-- begin Given data --

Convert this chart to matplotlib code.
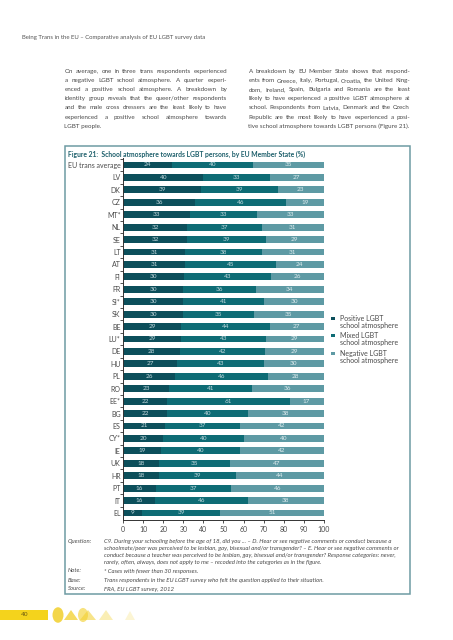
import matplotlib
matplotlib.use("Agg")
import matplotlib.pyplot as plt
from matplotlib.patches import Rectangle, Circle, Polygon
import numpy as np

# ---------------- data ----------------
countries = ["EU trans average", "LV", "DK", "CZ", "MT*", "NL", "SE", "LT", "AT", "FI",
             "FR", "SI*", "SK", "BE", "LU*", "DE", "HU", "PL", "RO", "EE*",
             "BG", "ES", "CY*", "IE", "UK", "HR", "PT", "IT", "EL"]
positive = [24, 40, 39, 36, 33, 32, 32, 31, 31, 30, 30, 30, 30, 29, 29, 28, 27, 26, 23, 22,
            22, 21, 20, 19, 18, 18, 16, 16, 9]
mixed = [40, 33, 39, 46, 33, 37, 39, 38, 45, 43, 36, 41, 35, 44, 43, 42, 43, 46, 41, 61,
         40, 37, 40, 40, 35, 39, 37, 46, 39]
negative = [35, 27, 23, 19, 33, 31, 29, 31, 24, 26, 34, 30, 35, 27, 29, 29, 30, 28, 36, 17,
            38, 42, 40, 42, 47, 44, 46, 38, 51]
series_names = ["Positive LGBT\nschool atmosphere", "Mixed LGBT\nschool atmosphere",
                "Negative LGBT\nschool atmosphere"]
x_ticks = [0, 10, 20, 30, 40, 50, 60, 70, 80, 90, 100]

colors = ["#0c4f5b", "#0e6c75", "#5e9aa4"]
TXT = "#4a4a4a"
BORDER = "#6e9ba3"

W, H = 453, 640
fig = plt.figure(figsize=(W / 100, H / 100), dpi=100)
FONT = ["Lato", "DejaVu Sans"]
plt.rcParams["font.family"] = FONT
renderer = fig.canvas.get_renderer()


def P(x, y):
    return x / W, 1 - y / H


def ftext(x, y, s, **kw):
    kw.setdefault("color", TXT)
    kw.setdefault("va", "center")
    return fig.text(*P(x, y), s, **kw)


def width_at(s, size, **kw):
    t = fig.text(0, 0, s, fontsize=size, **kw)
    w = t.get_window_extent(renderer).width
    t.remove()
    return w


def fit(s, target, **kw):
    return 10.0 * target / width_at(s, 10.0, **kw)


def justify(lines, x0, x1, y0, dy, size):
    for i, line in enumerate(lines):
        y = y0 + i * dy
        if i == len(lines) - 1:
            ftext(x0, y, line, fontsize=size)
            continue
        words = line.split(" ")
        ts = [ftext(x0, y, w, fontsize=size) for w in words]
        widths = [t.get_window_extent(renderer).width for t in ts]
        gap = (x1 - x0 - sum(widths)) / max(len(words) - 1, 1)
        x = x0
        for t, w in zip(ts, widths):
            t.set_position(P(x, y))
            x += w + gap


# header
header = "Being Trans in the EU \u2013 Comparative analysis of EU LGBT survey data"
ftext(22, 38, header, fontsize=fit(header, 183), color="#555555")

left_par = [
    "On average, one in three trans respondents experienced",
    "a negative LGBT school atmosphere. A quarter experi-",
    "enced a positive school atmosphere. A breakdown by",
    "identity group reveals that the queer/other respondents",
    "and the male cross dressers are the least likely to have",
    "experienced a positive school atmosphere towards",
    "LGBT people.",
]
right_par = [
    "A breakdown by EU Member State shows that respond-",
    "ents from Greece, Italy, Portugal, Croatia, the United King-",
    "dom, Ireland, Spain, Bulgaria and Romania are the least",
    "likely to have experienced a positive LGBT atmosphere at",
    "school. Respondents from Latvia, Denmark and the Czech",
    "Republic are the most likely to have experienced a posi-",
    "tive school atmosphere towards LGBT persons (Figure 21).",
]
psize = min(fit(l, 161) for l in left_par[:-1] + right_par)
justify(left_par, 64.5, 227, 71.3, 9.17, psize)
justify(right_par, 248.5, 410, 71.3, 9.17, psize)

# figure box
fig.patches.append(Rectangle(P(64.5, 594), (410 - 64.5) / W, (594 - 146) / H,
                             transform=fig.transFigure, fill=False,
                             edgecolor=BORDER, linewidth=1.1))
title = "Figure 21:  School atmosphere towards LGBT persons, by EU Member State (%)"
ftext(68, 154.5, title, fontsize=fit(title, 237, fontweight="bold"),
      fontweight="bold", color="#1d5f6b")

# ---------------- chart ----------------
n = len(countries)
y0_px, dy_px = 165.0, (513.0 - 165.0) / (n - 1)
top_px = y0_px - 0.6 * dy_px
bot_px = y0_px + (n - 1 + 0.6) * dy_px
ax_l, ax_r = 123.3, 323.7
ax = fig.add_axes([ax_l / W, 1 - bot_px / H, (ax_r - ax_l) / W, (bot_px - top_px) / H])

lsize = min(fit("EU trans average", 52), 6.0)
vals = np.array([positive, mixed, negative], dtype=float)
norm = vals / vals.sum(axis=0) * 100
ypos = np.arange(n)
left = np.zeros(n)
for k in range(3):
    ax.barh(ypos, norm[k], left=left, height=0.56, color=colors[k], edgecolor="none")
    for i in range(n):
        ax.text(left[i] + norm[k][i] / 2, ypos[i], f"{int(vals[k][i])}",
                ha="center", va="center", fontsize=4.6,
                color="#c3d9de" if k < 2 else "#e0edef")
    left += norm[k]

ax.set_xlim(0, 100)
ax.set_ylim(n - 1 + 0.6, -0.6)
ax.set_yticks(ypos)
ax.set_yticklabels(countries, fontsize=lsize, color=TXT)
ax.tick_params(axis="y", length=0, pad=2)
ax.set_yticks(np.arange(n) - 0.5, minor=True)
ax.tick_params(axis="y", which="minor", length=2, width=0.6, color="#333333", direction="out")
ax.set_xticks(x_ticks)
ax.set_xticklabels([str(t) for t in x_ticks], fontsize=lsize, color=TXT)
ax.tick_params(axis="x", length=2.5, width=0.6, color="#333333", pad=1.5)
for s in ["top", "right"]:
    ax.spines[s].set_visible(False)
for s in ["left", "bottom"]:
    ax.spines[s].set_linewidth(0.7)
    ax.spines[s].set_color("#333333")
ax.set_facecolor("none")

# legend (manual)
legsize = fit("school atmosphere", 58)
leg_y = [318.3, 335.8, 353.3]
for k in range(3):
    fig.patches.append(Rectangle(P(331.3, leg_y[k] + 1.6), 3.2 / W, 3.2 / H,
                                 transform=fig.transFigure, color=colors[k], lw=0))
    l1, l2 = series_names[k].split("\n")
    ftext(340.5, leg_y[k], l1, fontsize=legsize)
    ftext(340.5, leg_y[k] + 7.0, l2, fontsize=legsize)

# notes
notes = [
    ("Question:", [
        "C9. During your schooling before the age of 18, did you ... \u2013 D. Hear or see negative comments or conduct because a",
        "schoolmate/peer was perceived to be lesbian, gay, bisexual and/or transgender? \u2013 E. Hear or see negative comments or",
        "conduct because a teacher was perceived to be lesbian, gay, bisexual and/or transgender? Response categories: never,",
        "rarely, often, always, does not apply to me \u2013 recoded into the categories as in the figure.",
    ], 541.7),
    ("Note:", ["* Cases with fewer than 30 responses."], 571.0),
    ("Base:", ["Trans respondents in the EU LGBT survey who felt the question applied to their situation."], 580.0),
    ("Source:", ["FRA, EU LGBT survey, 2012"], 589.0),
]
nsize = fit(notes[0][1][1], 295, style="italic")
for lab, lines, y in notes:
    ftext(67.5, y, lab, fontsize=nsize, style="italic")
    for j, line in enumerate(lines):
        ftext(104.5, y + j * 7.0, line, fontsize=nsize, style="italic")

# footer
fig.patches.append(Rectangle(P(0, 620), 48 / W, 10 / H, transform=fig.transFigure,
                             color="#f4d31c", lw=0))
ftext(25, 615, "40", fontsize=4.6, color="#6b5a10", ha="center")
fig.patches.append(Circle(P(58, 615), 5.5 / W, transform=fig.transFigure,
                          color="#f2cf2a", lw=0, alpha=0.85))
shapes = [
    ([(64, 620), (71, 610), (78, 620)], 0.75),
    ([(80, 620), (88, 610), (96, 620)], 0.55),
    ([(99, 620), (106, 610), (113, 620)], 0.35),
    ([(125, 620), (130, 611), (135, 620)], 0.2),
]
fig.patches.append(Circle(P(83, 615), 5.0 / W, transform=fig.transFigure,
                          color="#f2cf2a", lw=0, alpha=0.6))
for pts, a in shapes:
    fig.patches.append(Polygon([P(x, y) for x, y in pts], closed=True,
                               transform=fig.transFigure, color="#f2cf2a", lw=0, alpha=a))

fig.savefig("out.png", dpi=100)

-- end Given data --

_What is asked_:
In the data above, please extract the lines from the first one through the line with "import numpy as np", exactly, and keep pictures out.

_Task solution_:
Convert this chart to matplotlib code.
import matplotlib
matplotlib.use("Agg")
import matplotlib.pyplot as plt
from matplotlib.patches import Rectangle, Circle, Polygon
import numpy as np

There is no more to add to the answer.